### Data shown
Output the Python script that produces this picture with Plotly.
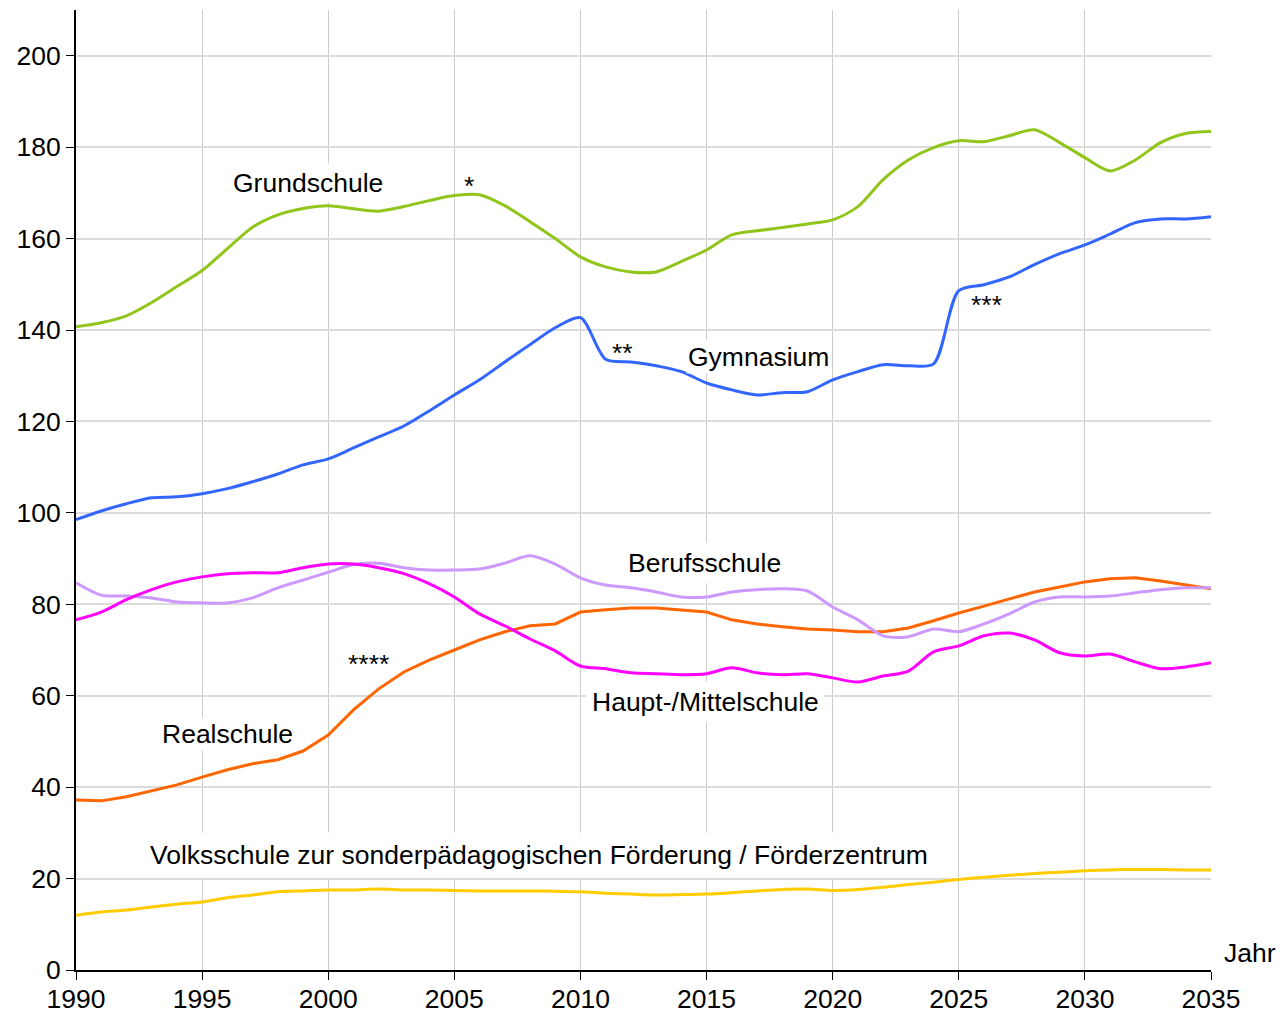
import plotly.graph_objects as go

years = list(range(1990, 2036))

grundschule = [140.7, 141.6, 143.1, 146.0, 149.5, 153.0, 157.8, 162.5, 165.2, 166.6, 167.2, 166.5, 166.0, 167.0, 168.3, 169.4, 169.6, 167.2, 163.7, 160.0, 156.0, 153.8, 152.7, 152.7, 155.0, 157.5, 160.8, 161.7, 162.4, 163.2, 164.1, 167.0, 172.9, 177.2, 179.9, 181.4, 181.2, 182.5, 183.8, 181.0, 177.7, 174.8, 177.2, 181.0, 183.0, 183.4]
gymnasium = [98.5, 100.4, 102.0, 103.3, 103.5, 104.2, 105.3, 106.8, 108.5, 110.5, 111.8, 114.2, 116.6, 119.0, 122.3, 125.8, 129.1, 133.0, 136.8, 140.5, 142.7, 133.6, 133.0, 132.2, 130.9, 128.4, 126.9, 125.8, 126.3, 126.5, 129.1, 130.9, 132.4, 132.2, 132.6, 148.6, 149.9, 151.6, 154.3, 156.7, 158.6, 161.0, 163.5, 164.3, 164.3, 164.8]
berufsschule = [84.7, 82.0, 81.8, 81.4, 80.5, 80.3, 80.3, 81.4, 83.6, 85.3, 87.0, 88.7, 89.0, 88.0, 87.5, 87.5, 87.7, 89.0, 90.6, 88.8, 85.8, 84.2, 83.6, 82.7, 81.6, 81.6, 82.7, 83.2, 83.4, 82.9, 79.4, 76.6, 73.1, 72.9, 74.6, 74.0, 75.7, 77.9, 80.5, 81.6, 81.6, 81.8, 82.5, 83.2, 83.6, 83.6]
realschule = [37.2, 37.0, 37.9, 39.2, 40.5, 42.2, 43.8, 45.1, 46.0, 47.9, 51.4, 56.9, 61.5, 65.2, 67.8, 70.0, 72.2, 74.0, 75.3, 75.7, 78.3, 78.8, 79.2, 79.2, 78.8, 78.3, 76.6, 75.7, 75.1, 74.6, 74.4, 74.0, 74.0, 74.8, 76.4, 78.1, 79.6, 81.2, 82.7, 83.8, 84.9, 85.6, 85.8, 85.1, 84.2, 83.4]
hauptschule = [76.6, 78.3, 81.0, 83.2, 84.9, 86.0, 86.7, 86.9, 86.9, 88.0, 88.8, 88.8, 88.0, 86.7, 84.5, 81.6, 77.9, 75.3, 72.4, 69.8, 66.5, 65.9, 65.0, 64.8, 64.6, 64.8, 66.1, 65.0, 64.6, 64.8, 63.9, 63.0, 64.3, 65.4, 69.6, 70.9, 73.1, 73.7, 72.2, 69.4, 68.7, 69.1, 67.4, 65.9, 66.3, 67.2]
volksschule = [12.0, 12.7, 13.1, 13.8, 14.4, 14.9, 15.8, 16.4, 17.1, 17.3, 17.5, 17.5, 17.7, 17.5, 17.5, 17.4, 17.3, 17.3, 17.3, 17.2, 17.1, 16.8, 16.6, 16.4, 16.5, 16.6, 16.9, 17.3, 17.6, 17.7, 17.4, 17.6, 18.1, 18.7, 19.2, 19.8, 20.3, 20.7, 21.1, 21.4, 21.7, 21.9, 22.0, 22.0, 21.9, 21.9]

x_ticks = [1990, 1995, 2000, 2005, 2010, 2015, 2020, 2025, 2030, 2035]
y_ticks = [0, 20, 40, 60, 80, 100, 120, 140, 160, 180, 200]

series = [
    ("Volksschule", volksschule, "#ffcc00", "spline"),
    ("Realschule", realschule, "#ff6600", "linear"),
    ("Berufsschule", berufsschule, "#cc99ff", "spline"),
    ("Haupt-/Mittelschule", hauptschule, "#ff00ff", "spline"),
    ("Gymnasium", gymnasium, "#3366ff", "spline"),
    ("Grundschule", grundschule, "#92c51b", "spline"),
]

fig = go.Figure()
for name, vals, color, shape in series:
    fig.add_trace(go.Scatter(x=years, y=vals, mode="lines", name=name,
                             line=dict(color=color, width=3, shape=shape, smoothing=0.8)))

FONT = "Liberation Sans, Arial, Helvetica, sans-serif"
FS = 26.5
labels = [
    ("Grundschule", 1999.2, 172.2, True, 4),
    ("*", 2005.6, 171.6, False, 0),
    ("Gymnasium", 2017.05, 134.1, True, 1),
    ("**", 2011.65, 135.0, False, 0),
    ("***", 2026.1, 145.5, False, 0),
    ("Berufsschule", 2014.9, 89.0, True, 5),
    ("Haupt-/Mittelschule", 2014.94, 58.6, True, 5),
    ("****", 2001.6, 67.0, False, 0),
    ("Realschule", 1996.0, 51.6, True, 1),
    ("Volksschule zur sonderpädagogischen Förderung / Förderzentrum", 2008.36, 25.2, True, 7),
]
for text, x, y, bg, pad in labels:
    fig.add_annotation(x=x, y=y, text=text, showarrow=False,
                       font=dict(family=FONT, size=FS, color="black"),
                       bgcolor="white" if bg else "rgba(0,0,0,0)", borderpad=pad,
                       xanchor="center", yanchor="middle")

fig.add_annotation(x=1.0097, y=0.0177, xref="paper", yref="paper", text="Jahr",
                   showarrow=False, xanchor="left", yanchor="middle",
                   font=dict(family=FONT, size=FS, color="black"))

fig.update_layout(
    width=1278, height=1006,
    margin=dict(l=68, r=75, t=2, b=44),
    paper_bgcolor="white", plot_bgcolor="white",
    showlegend=False,
    font=dict(family=FONT, size=FS, color="black"),
    xaxis=dict(range=[1990, 2035], tickvals=x_ticks, ticktext=[str(t) for t in x_ticks],
               showgrid=True, gridcolor="#cccccc", gridwidth=1,
               showline=True, linecolor="black", linewidth=2,
               ticks="outside", ticklen=8, tickcolor="black", zeroline=False,
               ticklabelstandoff=-4, automargin=False),
    yaxis=dict(range=[0, 210], tickvals=y_ticks, ticktext=[str(t) for t in y_ticks],
               showgrid=True, gridcolor="#dcdcdc", gridwidth=1.5,
               showline=True, linecolor="black", linewidth=2,
               ticks="outside", ticklen=8, tickcolor="black", zeroline=False,
               automargin=False),
)

fig.write_html("out.html")
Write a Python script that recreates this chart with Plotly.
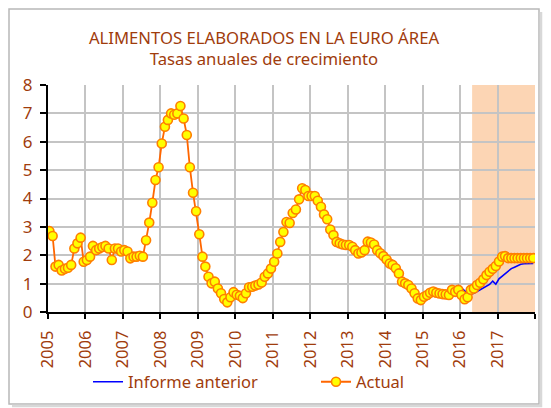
import plotly.graph_objects as go

# ==========================================
# DATA
# ==========================================

years = list(range(2005, 2018))
months = [f"{y}-{m:02d}-15" for y in years for m in range(1, 13)]

actual = [
    2.85, 2.68, 1.60, 1.66, 1.46, 1.52, 1.56, 1.66, 2.24, 2.42, 2.62, 1.77,  # 2005
    1.83, 1.95, 2.33, 2.18, 2.24, 2.29, 2.33, 2.24, 1.83, 2.24, 2.24, 2.13,  # 2006
    2.18, 2.13, 1.89, 1.95, 1.95, 1.98, 1.95, 2.53, 3.15, 3.85, 4.65, 5.10,  # 2007
    5.94, 6.53, 6.77, 7.00, 6.95, 7.00, 7.26, 6.82, 6.24, 5.10, 4.20, 3.55,  # 2008
    2.74, 1.95, 1.60, 1.24, 1.01, 1.07, 0.83, 0.66, 0.46, 0.34, 0.52, 0.70,  # 2009
    0.61, 0.57, 0.49, 0.66, 0.87, 0.89, 0.93, 0.97, 1.04, 1.24, 1.36, 1.53,  # 2010
    1.77, 2.06, 2.47, 2.82, 3.17, 3.14, 3.49, 3.61, 3.97, 4.36, 4.30, 4.09,  # 2011
    4.09, 4.09, 3.92, 3.71, 3.44, 3.27, 2.91, 2.71, 2.47, 2.42, 2.38, 2.36,  # 2012
    2.36, 2.30, 2.18, 2.06, 2.10, 2.18, 2.48, 2.45, 2.38, 2.18, 2.07, 1.97,  # 2013
    1.85, 1.71, 1.66, 1.54, 1.36, 1.07, 1.01, 0.95, 0.83, 0.66, 0.48, 0.42,  # 2014
    0.54, 0.60, 0.68, 0.72, 0.68, 0.65, 0.63, 0.62, 0.60, 0.78, 0.71, 0.78,  # 2015
    0.60, 0.45, 0.52, 0.78, 0.83, 0.95, 1.03, 1.15, 1.30, 1.42, 1.52, 1.62,  # 2016
    1.78, 1.95, 1.97, 1.90, 1.90, 1.90, 1.90, 1.90, 1.90, 1.90, 1.90, 1.90,  # 2017
]

# previous report: Dec 2015 -> Dec 2017
previous_start = 131
previous = [
    0.95, 0.85, 0.75, 0.66, 0.63, 0.66, 0.72, 0.78, 0.85, 0.90, 0.97, 1.09,
    0.98, 1.17, 1.27, 1.36, 1.46, 1.53, 1.58, 1.63, 1.68, 1.70, 1.71, 1.71, 1.71,
]

forecast_start = "2016-04-28"
forecast_end = "2018-01-01"

tick_vals = [f"{y}-01-01" for y in years + [2018]]
tick_text = [str(y) for y in years] + [""]

# ==========================================
# STYLE
# ==========================================

brown = "#A03C0C"
font_family = "Noto Sans, Liberation Sans, Arial, sans-serif"

# the page body adds an 8px margin, so the figure is 8px smaller each way
W, H = 543, 400
L, R, T, B = 40, 16, 77, 96
pw, ph = W - L - R, H - T - B

def px(x):
    return (x - L) / pw

def py(y):
    return (H - B - y) / ph

fig = go.Figure()

fig.add_trace(go.Scatter(
    x=months[previous_start:],
    y=previous,
    mode="lines",
    line=dict(color="#0000FF", width=1.6),
    name="Informe anterior",
    legendwidth=183
))

fig.add_trace(go.Scatter(
    x=months,
    y=actual,
    mode="lines+markers",
    line=dict(color="#FF6600", width=1.8),
    marker=dict(color="#FFFF00", size=9, line=dict(color="#FF7F00", width=1.6)),
    name="Actual"
))

# forecast shading
fig.add_shape(type="rect", xref="x", yref="paper",
              x0=forecast_start, x1=forecast_end, y0=0, y1=1,
              fillcolor="#FCD5B4", line=dict(width=0), layer="between")

# chart frame with a soft shadow on the right and bottom
fig.add_shape(type="rect", xref="paper", yref="paper",
              x0=px(1), x1=px(531), y0=py(396), y1=py(1),
              line=dict(color="#B8B8B8", width=1.5), layer="above")
fig.add_shape(type="path", xref="paper", yref="paper",
              path=f"M {px(533)} {py(4)} L {px(533)} {py(398)} L {px(4)} {py(398)}",
              line=dict(color="#D8D8D8", width=2.5), layer="above")

fig.update_layout(
    width=W,
    height=H,
    margin=dict(l=L, r=R, t=T, b=B, autoexpand=False),
    paper_bgcolor="white",
    plot_bgcolor="white",
    font=dict(family=font_family, color=brown, size=16),
    title=dict(
        text="ALIMENTOS ELABORADOS EN LA EURO ÁREA<br>Tasas anuales de crecimiento",
        x=px(256), xref="paper", xanchor="center",
        y=1 - 35.5 / H, yref="container", yanchor="top",
        font=dict(family=font_family, color=brown, size=16.7)
    ),
    xaxis=dict(
        type="date",
        range=["2005-01-01", "2018-01-01"],
        tickvals=tick_vals,
        ticktext=tick_text,
        tickangle=-90,
        ticks="outside",
        ticklen=5,
        tickcolor="black",
        tickwidth=1.5,
        ticklabelstandoff=5,
        showline=True,
        linecolor="black",
        linewidth=2,
        showgrid=True,
        gridcolor="#C4C4C4",
        gridwidth=1.5,
        zeroline=False,
        tickfont=dict(size=16.5, color=brown)
    ),
    yaxis=dict(
        range=[0, 8],
        dtick=1,
        ticks="outside",
        ticklen=6,
        tickcolor="black",
        tickwidth=1.5,
        ticklabelstandoff=4,
        showline=True,
        linecolor="black",
        linewidth=2,
        showgrid=True,
        gridcolor="#C4C4C4",
        gridwidth=1.5,
        zeroline=False,
        tickfont=dict(size=17, color=brown)
    ),
    legend=dict(
        orientation="h",
        x=px(80), xanchor="left",
        y=py(374), yanchor="middle",
        font=dict(size=16.5, color=brown),
        bgcolor="rgba(0,0,0,0)"
    ),
    showlegend=True
)

fig.write_html("out.html")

### Task description
Exactly as they appear, print the lines of the listing above from its first line through the line that contains "years = list(range(1990, 2036))", minus the pictures.

### Reply
Output the Python script that produces this picture with Plotly.
import plotly.graph_objects as go

years = list(range(1990, 2036))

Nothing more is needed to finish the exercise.